Suffira, ensuite, à passer au dernier test applicable, celui où l’État aura à faire la preuve que sa violation se justifie dans le cadre d’une société libre et démocratique. À même cet exercice de pondération des droits et libertés individuels et des intérêts collectifs, il sera question de savoir si, globalement:

– Québec poursuit-il un objectif réel et urgent? Quiconque sait l’impact de la non-vaccination sur les ressources hospitalières et médicales répondra oui, sans trop forcer.

– Existe-t-il un lien rationnel entre la mesure et l’objectif? Attendons de voir les résultats de la menace sur la hausse des vaccinations.

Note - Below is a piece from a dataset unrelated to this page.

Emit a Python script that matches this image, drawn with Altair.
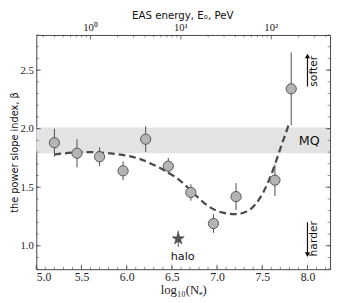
import math
import altair as alt
import pandas as pd

# ---------------- data ----------------
ne = [5.2, 5.45, 5.7, 5.96, 6.21, 6.46, 6.71, 6.96, 7.21, 7.64, 7.82]
beta = [1.88, 1.79, 1.76, 1.64, 1.91, 1.68, 1.455, 1.19, 1.42, 1.56, 2.34]
err = [0.12, 0.12, 0.08, 0.08, 0.11, 0.07, 0.07, 0.08, 0.115, 0.135, 0.31]

halo_x = [6.57]
halo_y = [1.06]
halo_err = [0.07]

curve_x = [5.2, 5.4, 5.6, 5.8, 6.0, 6.15, 6.3, 6.45, 6.6, 6.75, 6.9, 7.05, 7.2, 7.32, 7.42, 7.52, 7.62, 7.7, 7.8]
curve_y = [1.78, 1.795, 1.80, 1.79, 1.77, 1.74, 1.69, 1.63, 1.55, 1.44, 1.34, 1.285, 1.27, 1.29, 1.35, 1.47, 1.65, 1.83, 2.05]

mq_lo = [1.79]
mq_hi = [2.01]

x_ticks = [5.0, 5.5, 6.0, 6.5, 7.0, 7.5, 8.0]
y_ticks = [1.0, 1.5, 2.0, 2.5]
x_minor = [round(5.0 + 0.1 * i, 2) for i in range(33)]
y_minor = [round(0.8 + 0.1 * i, 2) for i in range(21)]

top_origin = 5.6
top_labels = ["10⁰", "10¹", "10²"]
top_major = [top_origin + d for d in range(3)]
top_minor = [top_origin + math.log10(k * 10.0 ** d) for d in range(-1, 3) for k in range(2, 10)]
top_minor = [v for v in top_minor if 5.0 <= v <= 8.25]

W, H = 301, 240
GRAY = "#4a4a4a"
SANS = "DejaVu Sans"
SERIF = "Liberation Serif"

# five-pointed star symbol path (unit size)
_pts = []
for i in range(10):
    r = 1.0 if i % 2 == 0 else 0.4
    a = -math.pi / 2 + i * math.pi / 5
    _pts.append(f"{r * math.cos(a):.3f},{r * math.sin(a):.3f}")
STAR = "M" + "L".join(_pts) + "Z"

xs = alt.Scale(domain=[5.0, 8.25], nice=False, zero=False)
ys = alt.Scale(domain=[0.8, 2.8], nice=False, zero=False)
xaxis = alt.Axis(values=x_ticks, format=".1f", ticks=False, domain=False, grid=False, orient="bottom",
                 labelFont=SERIF, labelFontSize=12, labelPadding=3, labelColor="#222",
                 title="log₁₀(Nₑ)", titleFont=SERIF, titleFontSize=13, titleFontWeight="normal",
                 titlePadding=1, titleColor="#222")
yaxis = alt.Axis(values=y_ticks, format=".1f", ticks=False, domain=False, grid=False, orient="left",
                 labelFont=SERIF, labelFontSize=11, labelPadding=3, labelColor="#222",
                 title="the power slope index, β", titleFont=SANS, titleFontSize=10,
                 titleFontWeight="normal", titlePadding=0, titleColor="#111")


def X(f):
    return alt.X(f, type="quantitative", scale=xs, axis=xaxis)


def Y(f):
    return alt.Y(f, type="quantitative", scale=ys, axis=yaxis)


pts = pd.DataFrame({"x": ne, "y": beta, "lo": [b - e for b, e in zip(beta, err)],
                    "hi": [b + e for b, e in zip(beta, err)]})
halo = pd.DataFrame({"x": halo_x, "y": halo_y, "lo": [a - b for a, b in zip(halo_y, halo_err)],
                     "hi": [a + b for a, b in zip(halo_y, halo_err)]})
curve = pd.DataFrame({"x": curve_x, "y": curve_y})
band = pd.DataFrame({"lo": mq_lo, "hi": mq_hi})

band_l = alt.Chart(band).mark_rect(color="#e3e3e3").encode(
    x=alt.value(0), x2=alt.value(W), y=Y("lo"), y2=alt.Y2("hi"))

curve_l = alt.Chart(curve).mark_line(color=GRAY, strokeWidth=2.3, strokeDash=[7, 4],
                                     interpolate="monotone").encode(x=X("x"), y=Y("y"))

err_l = alt.Chart(pts).mark_rule(color=GRAY, strokeWidth=1).encode(x=X("x"), y=Y("lo"), y2=alt.Y2("hi"))
pt_l = alt.Chart(pts).mark_point(filled=True, shape="circle", size=110, fill="#b4b4b4",
                                 stroke="#555", strokeWidth=1, opacity=1).encode(x=X("x"), y=Y("y"))

herr_l = alt.Chart(halo).mark_rule(color=GRAY, strokeWidth=1).encode(x=X("x"), y=Y("lo"), y2=alt.Y2("hi"))
star_l = alt.Chart(halo).mark_point(filled=True, shape=STAR, size=170, fill="#555",
                                    stroke="#333", strokeWidth=0.5, opacity=1).encode(x=X("x"), y=Y("y"))

# arrows
arrows = pd.DataFrame({"x": [8.0, 8.0], "y": [2.36, 1.20], "y2": [2.61, 0.94]})
arr_l = alt.Chart(arrows).mark_rule(color="#111", strokeWidth=1.2).encode(x=X("x"), y=Y("y"), y2=alt.Y2("y2"))
up = pd.DataFrame({"x": [8.0], "y": [2.62]})
dn = pd.DataFrame({"x": [8.0], "y": [0.925]})
up_l = alt.Chart(up).mark_point(filled=True, shape="triangle-up", size=30, color="#111", opacity=1).encode(
    x=X("x"), y=Y("y"))
dn_l = alt.Chart(dn).mark_point(filled=True, shape="triangle-down", size=30, color="#111", opacity=1).encode(
    x=X("x"), y=Y("y"))

labels = pd.DataFrame({"x": [8.075, 8.075], "y": [2.49, 1.06], "t": ["softer", "harder"]})
lab_l = alt.Chart(labels).mark_text(font=SANS, fontSize=11, angle=270, align="center",
                                    baseline="middle", color="#111").encode(x=X("x"), y=Y("y"), text="t")
mq = pd.DataFrame({"x": [8.02], "y": [1.895], "t": ["MQ"]})
mq_l = alt.Chart(mq).mark_text(font=SANS, fontSize=13, align="center", baseline="middle",
                               color="#111").encode(x=X("x"), y=Y("y"), text="t")
hl = pd.DataFrame({"x": [6.62], "y": [0.905], "t": ["halo"]})
hl_l = alt.Chart(hl).mark_text(font=SANS, fontSize=11.5, align="center", baseline="middle",
                               color="#111").encode(x=X("x"), y=Y("y"), text="t")

# inward ticks
TC = "#444"
xmaj = pd.DataFrame({"x": x_ticks})
xmin = pd.DataFrame({"x": x_minor})
ymaj = pd.DataFrame({"y": y_ticks})
ymin = pd.DataFrame({"y": y_minor})
tmaj = pd.DataFrame({"x": top_major, "t": top_labels})
tmin = pd.DataFrame({"x": top_minor})
ticks = [
    alt.Chart(xmaj).mark_rule(color=TC, strokeWidth=0.8).encode(x=X("x"), y=alt.value(H), y2=alt.value(H - 4.5)),
    alt.Chart(xmin).mark_rule(color=TC, strokeWidth=0.6).encode(x=X("x"), y=alt.value(H), y2=alt.value(H - 2.5)),
    alt.Chart(ymaj).mark_rule(color=TC, strokeWidth=0.8).encode(y=Y("y"), x=alt.value(0), x2=alt.value(4.5)),
    alt.Chart(ymin).mark_rule(color=TC, strokeWidth=0.6).encode(y=Y("y"), x=alt.value(0), x2=alt.value(2.5)),
    alt.Chart(ymaj).mark_rule(color=TC, strokeWidth=0.8).encode(y=Y("y"), x=alt.value(W), x2=alt.value(W - 4.5)),
    alt.Chart(ymin).mark_rule(color=TC, strokeWidth=0.6).encode(y=Y("y"), x=alt.value(W), x2=alt.value(W - 2.5)),
    alt.Chart(tmaj).mark_rule(color=TC, strokeWidth=0.8).encode(x=X("x"), y=alt.value(0), y2=alt.value(4.5)),
    alt.Chart(tmin).mark_rule(color=TC, strokeWidth=0.6).encode(x=X("x"), y=alt.value(0), y2=alt.value(2.5)),
]
top_lab = alt.Chart(tmaj).mark_text(font=SERIF, fontSize=11, baseline="middle", align="center",
                                    color="#222").encode(x=X("x"), y=alt.value(-7.5), text="t")
tt = pd.DataFrame({"x": [6.62], "t": ["EAS energy,  E₀,  PeV"]})
top_title = alt.Chart(tt).mark_text(font=SANS, fontSize=10.5, baseline="alphabetic", align="center",
                                    color="#111").encode(x=X("x"), y=alt.value(-16.5), text="t")

chart = alt.layer(band_l, curve_l, err_l, pt_l, herr_l, star_l, arr_l, up_l, dn_l, lab_l, mq_l, hl_l,
                  *ticks, top_lab, top_title).properties(
    width=W, height=H,
    autosize=alt.AutoSizeParams(type="none"),
    padding={"left": 29, "top": 24, "right": 3, "bottom": 31},
).configure_view(stroke="#444", strokeWidth=1)

chart.save("out.html", embed_options={"renderer": "svg", "actions": False})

– S’agit-il d’une atteinte dite minimale aux droits? Ici comme souvent, voilà où le bât blesse. De quel montant parle-t-on? Sera-t-il régressif? Si oui, disons qu’un 500 $ de pénalité pour Fitzgibbon et ses chums de chambres de commerce n’a pas, il va de soi, le même impact que sur un sans-abri ou un réfugié. L’année fiscale 2021 étant déjà terminée, sera-t-il ainsi rétroactif? Et la question de la confidentialité du dossier médical?

– L’opération respecte-t-elle le principe de proportionnalité? En d’autres termes, le jeu en vaut-il réellement la chandelle?

Le pavé est maintenant dans la marre. Suffira de connaître les détails, là où se terre, d’ordinaire, El Diablo.